Nowadays, banks are giving attractive schemes to women entrepreneurs. These exclusive business loans for women provide them relief in terms of interest rates, acceptable loan amounts and applicable collateral. Apart from the business loan itself, some banks also have specialized departments where they provide women entrepreneurs with business consulting, training and counseling along with various avenues for marketing and showcasing their products. They also show them the realistic view of their business by giving references of the similar businesses. Women entrepreneurs whose ownership is less than 50 percent in the company are not allowed to avail the benefits of the women’s special schemes. Some leading examples of such loans include Annapurna, mudra loan for women, etc.


This is a special government-sponsored business loan scheme for small and medium businesses in India including those owned by women. Though the funding is provided through the banking institution, it is the government of India who provides the required cash to the bank. Thus, the bank is able to offer mudra loans at a lower rate as compared to standard business loans in India. This scheme is specifically designed to make business loans for small businesses more affordable and available with ease all over India.

If a business owner needs to apply for a business loan and want a bank to consider their application, then it is necessary to meet the eligibility criteria of the bank. Even though the specific criteria may differ from one lender to another, a majority of the eligibility for unsecured business loans is remarkably similar. In case of secured business loans, the value of the asset used as collateral plays a major role in determining the applicable loan features. In case one meets all the necessary eligibility requirements for a quick business loan, then the chances of loan approval are high. So, before applying for a business loan, the prospective borrower must check the applicable eligibility criteria. The following are some pointers for availing a business loan that one must keep in mind. The following are some key entities that are eligible for business loan:

  • Self-employed businessmen/professionals
  • Limited or private limited firm
  • Manufacturer, retailer or service provider
  • All these entities need to meet the following criteria to avail business loan:

  • The business owner/professional must be aged between 21 years to 65 years
  • The business should have been operational for at least 3 years
  • The business turnover must be at least Rs.50 lakhs per annum with minimum 2 lakhs of profit, however lower amount loans may also be availed as per the lender’s discretion.
  • The business owner/business must submit the last 3 years of ITR statements.
  • A business partner can be a co-applicant in the business loan application. This is in fact recommended as it would increase the probability of getting a loan of higher quantum with longer tenure and interest rate.
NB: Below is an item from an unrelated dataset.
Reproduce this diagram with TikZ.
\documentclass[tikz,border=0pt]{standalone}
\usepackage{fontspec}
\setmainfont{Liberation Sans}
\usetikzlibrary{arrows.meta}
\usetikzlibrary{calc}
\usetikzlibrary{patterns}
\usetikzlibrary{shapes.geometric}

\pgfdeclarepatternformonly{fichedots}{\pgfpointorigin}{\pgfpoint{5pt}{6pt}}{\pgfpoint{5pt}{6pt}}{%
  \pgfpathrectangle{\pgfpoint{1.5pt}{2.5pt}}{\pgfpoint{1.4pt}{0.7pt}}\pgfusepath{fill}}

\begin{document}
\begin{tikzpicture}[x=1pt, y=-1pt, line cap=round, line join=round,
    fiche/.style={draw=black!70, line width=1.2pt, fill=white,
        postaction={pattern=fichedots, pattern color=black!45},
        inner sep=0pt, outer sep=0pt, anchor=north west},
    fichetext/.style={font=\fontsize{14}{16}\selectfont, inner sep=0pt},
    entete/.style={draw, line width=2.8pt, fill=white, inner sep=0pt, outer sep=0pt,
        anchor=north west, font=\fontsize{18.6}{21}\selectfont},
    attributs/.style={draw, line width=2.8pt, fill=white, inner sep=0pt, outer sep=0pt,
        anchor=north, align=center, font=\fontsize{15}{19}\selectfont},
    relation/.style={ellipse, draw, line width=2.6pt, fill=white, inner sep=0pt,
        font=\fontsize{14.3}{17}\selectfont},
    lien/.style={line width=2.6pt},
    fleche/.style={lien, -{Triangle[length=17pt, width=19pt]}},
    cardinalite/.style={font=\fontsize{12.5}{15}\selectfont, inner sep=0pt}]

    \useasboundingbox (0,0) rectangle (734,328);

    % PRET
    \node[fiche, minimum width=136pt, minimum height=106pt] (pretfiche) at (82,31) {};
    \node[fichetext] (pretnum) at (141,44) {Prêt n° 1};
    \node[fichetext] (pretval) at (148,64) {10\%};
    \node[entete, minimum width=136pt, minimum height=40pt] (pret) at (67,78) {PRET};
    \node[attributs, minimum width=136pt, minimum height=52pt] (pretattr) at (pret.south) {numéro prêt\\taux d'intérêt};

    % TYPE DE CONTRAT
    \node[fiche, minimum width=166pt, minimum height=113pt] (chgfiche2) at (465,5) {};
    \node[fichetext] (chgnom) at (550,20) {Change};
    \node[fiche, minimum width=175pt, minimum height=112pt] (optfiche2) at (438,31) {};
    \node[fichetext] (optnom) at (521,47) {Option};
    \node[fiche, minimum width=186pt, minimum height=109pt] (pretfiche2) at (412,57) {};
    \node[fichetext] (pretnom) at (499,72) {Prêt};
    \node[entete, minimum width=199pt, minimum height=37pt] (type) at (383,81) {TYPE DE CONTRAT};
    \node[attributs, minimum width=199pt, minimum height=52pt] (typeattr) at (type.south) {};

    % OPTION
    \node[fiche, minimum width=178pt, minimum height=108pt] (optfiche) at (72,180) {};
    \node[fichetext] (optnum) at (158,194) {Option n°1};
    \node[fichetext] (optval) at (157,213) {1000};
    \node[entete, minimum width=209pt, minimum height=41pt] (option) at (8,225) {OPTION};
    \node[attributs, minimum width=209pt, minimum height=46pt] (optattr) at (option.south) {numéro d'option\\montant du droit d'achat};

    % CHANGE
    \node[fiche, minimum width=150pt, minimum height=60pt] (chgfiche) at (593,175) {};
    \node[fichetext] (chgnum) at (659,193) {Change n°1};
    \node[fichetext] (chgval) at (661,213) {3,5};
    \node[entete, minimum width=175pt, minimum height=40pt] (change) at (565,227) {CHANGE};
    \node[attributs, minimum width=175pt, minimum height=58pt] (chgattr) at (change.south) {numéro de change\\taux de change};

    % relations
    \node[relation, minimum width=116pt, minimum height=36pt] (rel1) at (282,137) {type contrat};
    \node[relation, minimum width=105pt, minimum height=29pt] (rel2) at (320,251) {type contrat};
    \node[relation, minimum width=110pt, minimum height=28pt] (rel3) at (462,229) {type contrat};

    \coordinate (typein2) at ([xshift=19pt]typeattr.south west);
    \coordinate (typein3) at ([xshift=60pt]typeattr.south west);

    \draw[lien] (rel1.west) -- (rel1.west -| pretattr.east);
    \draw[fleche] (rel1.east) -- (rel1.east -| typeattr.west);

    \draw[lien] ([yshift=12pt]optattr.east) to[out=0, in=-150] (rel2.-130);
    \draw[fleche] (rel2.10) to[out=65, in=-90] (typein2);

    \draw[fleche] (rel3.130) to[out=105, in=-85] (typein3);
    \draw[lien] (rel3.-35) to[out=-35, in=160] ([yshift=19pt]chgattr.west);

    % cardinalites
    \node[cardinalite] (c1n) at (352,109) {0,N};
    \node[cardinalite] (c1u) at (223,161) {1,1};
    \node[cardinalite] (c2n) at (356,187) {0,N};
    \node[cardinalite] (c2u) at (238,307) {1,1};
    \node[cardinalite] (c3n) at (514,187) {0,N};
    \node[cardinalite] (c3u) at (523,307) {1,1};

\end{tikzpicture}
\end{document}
The following are some key documents that need to be submitted by an applicant who plans to take a business loan:

  • Last 3 years’ Income Tax statements
  • Bank account statements
  • Business proof
  • Applicable certification related to practice
  • Proof of ownership of the possessions which are used for business purposes
  • Recent photographs of applicants
  • Identity proofs such as Aadhar Card, Voter ID Card, PAN Card, Company registration certificate, etc.
  • Residence proof of applicant
  • KYC documents of the co-applicant (if applicable). In case business loan for women is the category of choice, proof of majority ownership by the woman needs to be provided by the investor.
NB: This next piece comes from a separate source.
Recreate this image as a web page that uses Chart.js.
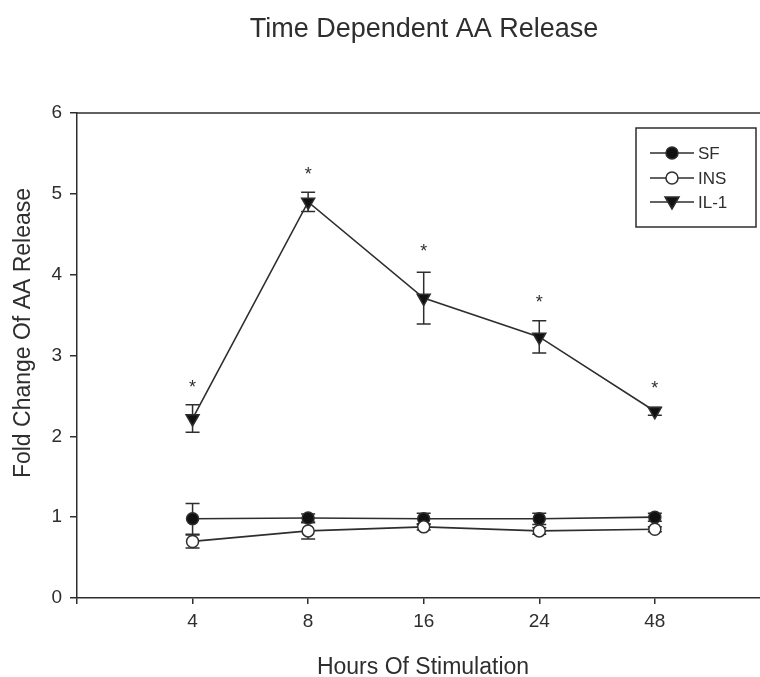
<!DOCTYPE html>
<html><head><meta charset="utf-8">
<script src="https://cdn.jsdelivr.net/npm/chart.js@4"></script>
<style>html,body{margin:0;padding:0;background:#fff}canvas{display:block}</style>
</head><body>
<canvas id="c" width="760" height="677"></canvas>
<script>
// ---- data ----
const hours = ['4', '8', '16', '24', '48'];
const sfMean  = [0.98, 0.99, 0.98, 0.98, 1.00];
const sfErr   = [0.19, 0.05, 0.07, 0.07, 0.05];
const insMean = [0.70, 0.83, 0.88, 0.83, 0.85];
const insErr  = [0.08, 0.10, 0.04, 0.04, 0.03];
const il1Mean = [2.22, 4.90, 3.71, 3.23, 2.31];
const il1Err  = [0.17, 0.12, 0.32, 0.20, 0.05];
const asteriskY = [2.63, 5.27, 4.32, 3.69, 2.62];
const yTicks = [0, 1, 2, 3, 4, 5, 6];
const seriesNames = ['SF', 'INS', 'IL-1'];

const INK = '#2e2e2e';
const FONT = '"Liberation Sans", Arial, sans-serif';

const means = [sfMean, insMean, il1Mean];
const errs = [sfErr, insErr, il1Err];
const toPts = arr => arr.map((v, i) => ({ x: i + 1, y: v }));

function drawMarker(ctx, kind, x, y) {
  ctx.save();
  ctx.lineWidth = 1.5;
  ctx.strokeStyle = INK;
  if (kind === 0 || kind === 1) {
    ctx.beginPath();
    ctx.arc(x, y, 6, 0, Math.PI * 2);
    ctx.fillStyle = kind === 0 ? '#111' : '#fff';
    ctx.fill(); ctx.stroke();
  } else {
    ctx.beginPath();
    ctx.moveTo(x - 7, y - 5);
    ctx.lineTo(x + 7, y - 5);
    ctx.lineTo(x, y + 7);
    ctx.closePath();
    ctx.fillStyle = '#111';
    ctx.fill(); ctx.stroke();
  }
  ctx.restore();
}

const extras = {
  id: 'extras',
  beforeDatasetsDraw(chart) {
    const { ctx, scales: { x, y } } = chart;
    ctx.save();
    ctx.strokeStyle = INK;
    ctx.lineWidth = 1.5;
    means.forEach((m, k) => {
      m.forEach((v, i) => {
        const px = x.getPixelForValue(i + 1);
        const top = y.getPixelForValue(v + errs[k][i]);
        const bot = y.getPixelForValue(v - errs[k][i]);
        ctx.beginPath();
        ctx.moveTo(px, top); ctx.lineTo(px, bot);
        ctx.moveTo(px - 7, top); ctx.lineTo(px + 7, top);
        ctx.moveTo(px - 7, bot); ctx.lineTo(px + 7, bot);
        ctx.stroke();
      });
    });
    ctx.restore();
  },
  afterDraw(chart) {
    const { ctx, chartArea, scales: { x, y } } = chart;
    ctx.save();
    // top frame line
    ctx.strokeStyle = INK;
    ctx.lineWidth = 1.5;
    ctx.beginPath();
    ctx.moveTo(chartArea.left, chartArea.top);
    ctx.lineTo(chartArea.right, chartArea.top);
    ctx.stroke();

    // asterisks
    ctx.fillStyle = INK;
    ctx.font = '18px ' + FONT;
    ctx.textAlign = 'center';
    ctx.textBaseline = 'middle';
    asteriskY.forEach((v, i) => {
      ctx.fillText('*', x.getPixelForValue(i + 1), y.getPixelForValue(v) + 3);
    });

    // legend
    const lx = 636, ly = 128, lw = 120, lh = 99;
    ctx.strokeStyle = INK;
    ctx.lineWidth = 1.5;
    ctx.strokeRect(lx, ly, lw, lh);
    const rows = [153, 178, 202];
    ctx.font = '17px ' + FONT;
    ctx.textAlign = 'left';
    ctx.textBaseline = 'middle';
    seriesNames.forEach((name, k) => {
      const ry = rows[k];
      ctx.beginPath();
      ctx.moveTo(650, ry); ctx.lineTo(694, ry);
      ctx.stroke();
      drawMarker(ctx, k, 672, ry);
      ctx.fillStyle = INK;
      ctx.fillText(name, 698, ry + 1);
    });

    // titles
    ctx.fillStyle = INK;
    ctx.textAlign = 'center';
    ctx.textBaseline = 'alphabetic';
    ctx.font = '27px ' + FONT;
    ctx.fillText('Time Dependent AA Release', 424, 37);
    ctx.font = '23px ' + FONT;
    ctx.fillText('Hours Of Stimulation', 423, 674);
    ctx.translate(30, 333);
    ctx.rotate(-Math.PI / 2);
    ctx.fillText('Fold Change Of AA Release', 0, 0);
    ctx.restore();
  }
};

const mkSet = (k, style) => Object.assign({
  label: seriesNames[k],
  data: toPts(means[k]),
  borderColor: INK,
  borderWidth: 1.6,
  pointBorderColor: INK,
  pointBorderWidth: 1.5,
  pointRadius: 6,
  pointHoverRadius: 6,
  tension: 0,
  fill: false
}, style);

new Chart(document.getElementById('c'), {
  type: 'line',
  data: {
    datasets: [
      mkSet(2, { pointStyle: 'triangle', pointRotation: 180, pointRadius: 7.5, pointHoverRadius: 7.5, pointBackgroundColor: '#111' }),
      mkSet(1, { pointStyle: 'circle', pointBackgroundColor: '#fff' }),
      mkSet(0, { pointStyle: 'circle', pointBackgroundColor: '#111' })
    ]
  },
  options: {
    responsive: false,
    animation: false,
    devicePixelRatio: 1,
    layout: { autoPadding: false, padding: { top: 113, right: 0, left: 0, bottom: 0 } },
    plugins: { legend: { display: false }, tooltip: { enabled: false }, title: { display: false } },
    scales: {
      x: {
        type: 'linear',
        min: 0,
        max: 5.91,
        afterBuildTicks: s => { s.ticks = [0, 1, 2, 3, 4, 5].map(v => ({ value: v })); },
        afterFit: s => { s.height = 79; s.paddingRight = 0; s.paddingLeft = 0; },
        ticks: {
          autoSkip: false,
          maxRotation: 0,
          padding: 6,
          color: INK,
          font: { family: FONT, size: 19 },
          callback: v => (v >= 1 && v <= hours.length) ? hours[v - 1] : ''
        },
        grid: { drawOnChartArea: false, tickLength: 6, color: INK, lineWidth: 1.5 },
        border: { display: true, color: INK, width: 1.5 }
      },
      y: {
        min: 0,
        max: 6,
        afterBuildTicks: s => { s.ticks = yTicks.map(v => ({ value: v })); },
        afterFit: s => { s.width = 77; s.paddingTop = 0; s.paddingBottom = 0; },
        ticks: {
          padding: 8,
          color: INK,
          font: { family: FONT, size: 19 }
        },
        grid: { drawOnChartArea: false, tickLength: 7, color: INK, lineWidth: 1.5 },
        border: { display: true, color: INK, width: 1.5 }
      }
    }
  },
  plugins: [extras]
});
</script>
</body></html>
The quantum of business loan depends on the valuation of the business, annual profits of the business, the industry within which the business operates as well as the number of years of operations. Lenders are also liable to check the cash flows and other aspects of revenue generation. Once the lender has considered the applicable criteria, the business loan application is either accepted or denied. However, the profitability of a business is among the. The main criteria of approving a business loan as it plays the key role in determining how the business will manage to repay the EMIs and various expenses related to the business.
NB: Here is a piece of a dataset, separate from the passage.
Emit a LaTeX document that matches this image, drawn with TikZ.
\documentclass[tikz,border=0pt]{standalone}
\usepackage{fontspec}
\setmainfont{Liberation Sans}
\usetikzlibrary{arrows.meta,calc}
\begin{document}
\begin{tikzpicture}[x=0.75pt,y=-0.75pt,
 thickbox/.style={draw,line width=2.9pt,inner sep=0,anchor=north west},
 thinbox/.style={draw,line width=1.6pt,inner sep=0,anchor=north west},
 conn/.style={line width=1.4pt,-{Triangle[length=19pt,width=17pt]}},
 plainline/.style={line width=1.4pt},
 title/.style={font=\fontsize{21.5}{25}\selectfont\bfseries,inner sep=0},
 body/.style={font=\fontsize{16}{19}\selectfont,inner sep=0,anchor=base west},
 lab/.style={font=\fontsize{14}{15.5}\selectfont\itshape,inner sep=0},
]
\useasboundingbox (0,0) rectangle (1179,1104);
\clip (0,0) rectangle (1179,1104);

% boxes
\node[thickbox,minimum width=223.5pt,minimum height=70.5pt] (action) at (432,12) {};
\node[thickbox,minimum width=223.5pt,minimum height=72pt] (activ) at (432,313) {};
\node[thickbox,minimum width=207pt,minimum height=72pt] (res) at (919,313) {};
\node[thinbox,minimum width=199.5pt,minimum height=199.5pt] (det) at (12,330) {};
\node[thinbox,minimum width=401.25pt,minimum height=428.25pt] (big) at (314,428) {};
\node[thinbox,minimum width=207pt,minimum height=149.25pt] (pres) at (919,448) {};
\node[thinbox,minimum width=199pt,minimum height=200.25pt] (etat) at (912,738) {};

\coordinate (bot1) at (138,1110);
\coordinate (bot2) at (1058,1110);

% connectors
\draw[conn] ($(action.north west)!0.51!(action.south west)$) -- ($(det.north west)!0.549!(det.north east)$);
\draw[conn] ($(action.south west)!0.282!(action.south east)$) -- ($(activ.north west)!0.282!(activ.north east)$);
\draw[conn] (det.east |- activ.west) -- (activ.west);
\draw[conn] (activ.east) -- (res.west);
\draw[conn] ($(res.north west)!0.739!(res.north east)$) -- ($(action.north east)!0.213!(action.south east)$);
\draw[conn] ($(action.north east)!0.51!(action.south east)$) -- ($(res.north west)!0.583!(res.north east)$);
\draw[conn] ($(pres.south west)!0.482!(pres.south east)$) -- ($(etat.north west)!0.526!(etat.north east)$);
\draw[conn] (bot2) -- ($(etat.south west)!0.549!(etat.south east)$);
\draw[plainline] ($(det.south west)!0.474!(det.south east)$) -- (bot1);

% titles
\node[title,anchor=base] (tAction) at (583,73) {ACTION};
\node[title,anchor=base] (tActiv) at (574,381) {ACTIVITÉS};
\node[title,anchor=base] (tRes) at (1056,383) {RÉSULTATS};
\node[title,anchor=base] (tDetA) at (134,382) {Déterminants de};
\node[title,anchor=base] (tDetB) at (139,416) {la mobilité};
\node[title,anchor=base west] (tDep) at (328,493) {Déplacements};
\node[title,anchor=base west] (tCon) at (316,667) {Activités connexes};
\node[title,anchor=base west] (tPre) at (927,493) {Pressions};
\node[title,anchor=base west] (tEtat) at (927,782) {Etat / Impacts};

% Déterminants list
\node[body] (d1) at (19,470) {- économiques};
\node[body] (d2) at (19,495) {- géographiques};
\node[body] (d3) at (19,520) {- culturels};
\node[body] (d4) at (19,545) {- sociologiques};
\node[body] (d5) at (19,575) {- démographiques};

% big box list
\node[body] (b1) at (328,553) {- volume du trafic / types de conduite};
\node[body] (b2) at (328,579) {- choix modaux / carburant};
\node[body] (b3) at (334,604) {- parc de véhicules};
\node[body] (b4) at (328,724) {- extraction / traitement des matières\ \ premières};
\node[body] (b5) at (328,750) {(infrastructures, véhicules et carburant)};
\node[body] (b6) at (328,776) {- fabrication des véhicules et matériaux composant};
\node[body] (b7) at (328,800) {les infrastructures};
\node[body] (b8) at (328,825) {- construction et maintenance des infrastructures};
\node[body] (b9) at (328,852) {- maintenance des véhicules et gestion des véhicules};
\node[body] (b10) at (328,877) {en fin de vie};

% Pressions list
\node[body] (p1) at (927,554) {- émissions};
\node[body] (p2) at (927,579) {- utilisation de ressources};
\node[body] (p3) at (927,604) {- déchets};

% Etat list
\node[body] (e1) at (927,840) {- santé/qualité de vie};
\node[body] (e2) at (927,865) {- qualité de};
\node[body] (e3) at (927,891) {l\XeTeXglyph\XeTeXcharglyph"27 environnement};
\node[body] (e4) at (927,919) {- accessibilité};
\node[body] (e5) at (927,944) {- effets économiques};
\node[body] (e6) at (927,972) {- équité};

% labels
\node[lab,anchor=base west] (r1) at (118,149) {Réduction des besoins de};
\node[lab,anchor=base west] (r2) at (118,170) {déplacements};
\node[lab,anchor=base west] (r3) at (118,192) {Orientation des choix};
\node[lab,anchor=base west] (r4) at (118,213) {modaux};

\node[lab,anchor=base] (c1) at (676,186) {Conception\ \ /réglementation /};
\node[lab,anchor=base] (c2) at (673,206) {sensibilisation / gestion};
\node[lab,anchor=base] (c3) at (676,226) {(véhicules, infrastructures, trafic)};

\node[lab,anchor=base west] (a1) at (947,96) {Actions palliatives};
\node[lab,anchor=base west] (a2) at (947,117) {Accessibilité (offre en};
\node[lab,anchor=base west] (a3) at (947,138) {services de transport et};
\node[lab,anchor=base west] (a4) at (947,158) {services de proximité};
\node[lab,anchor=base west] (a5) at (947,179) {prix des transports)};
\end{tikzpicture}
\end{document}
Like any other loan, business loan lenders mainly focus on analysing the credit worthiness of a business by checking the reliability and repayment ability of the business. To perform this analysis, banks generally look at the applicant’s/applying company’s financial history and also all applicable business records.

A start-up might face difficulty in getting a loan because it will be tough for the banks to assign a loan to companies that have a relatively short financial history. In this case, the lender usually grants a personal loan to the applicant, which can then be used to expand/set up the business. In order to grant a business loan to an individual, banks usually examine the individual applicant’s prior financial background, credit history, liabilities, other debts (if any), education and business plan of the applicant. A well planned and researched business plan shows the applicant’s dedication towards their business and the capital that has been invested in the business. These factors are also considered by the bank.

Banks have even started schemes of approving loans on the basis of good credit score/credit rating and repayment record of their existing loans. These factors also tend to affect the business loan interest rate that is applicable to the specific case. Additionally, applicants should also keep in mind that applying for multiple loans can also restrict their ability to take on additional credit as it increases the overall liabilities of the company.

An additional factor to consider is insurance. Having insurance of equipment, buildings, raw material stocks, finished products etc. provides additional financial stability to the company. As banks are always concerned about the security and risk factors attached to a business, some of the banks even insist that the prospective business loan applicants to get insurance before approving their application for business loan especially in case the applicant is a small business.

Therefore a well-planned and professional plan is always important before approaching a bank for a loan. One should be prepared and do a SWOT analysis of the business plan, and have thorough information about the marketplace and a roadmap of how one is going to reach the business targets.

Banks are also going to focus on medium and small business loans and long term capital loans as well as the expansion of credit amenities to new areas such as less developed cities and states in order to promote the comprehensive growth of such small businesses.

The following is a handy checklist of key business loan requirements that one must keep in mind before applying for a quick business loan:

  • The business loan applicant must ideally have perfect repayment history at least for the 5 years prior to applying for the loan.
  • Ensure that the applicant/business applying for the loan meets the eligibility criteria, business loan requirement, etc. Additionally they should also have all the necessary documents ready.
  • Have sufficient funds ready, in case the lender needs the applicant to fund the down payment for the new equipment/building/office premises.
  • When applying for a business loan, the applicant must maintain a complete record of the company’s financial situation and past performance along with its overall cash flow statement.
  • When applying for new business loan, the applicant must focus on the ideas and presentation while also ensuring that the overall expectations are realistic in nature.

Setting up a new business or stepping up the operations of an existing business is highly ambitious and it needs a lot of effort as well as planning to keep going in this competitive world. With the above checklist, small and large businesses/entrepreneurs alike will be able to find the right direction to acquiring the necessary funding for the business.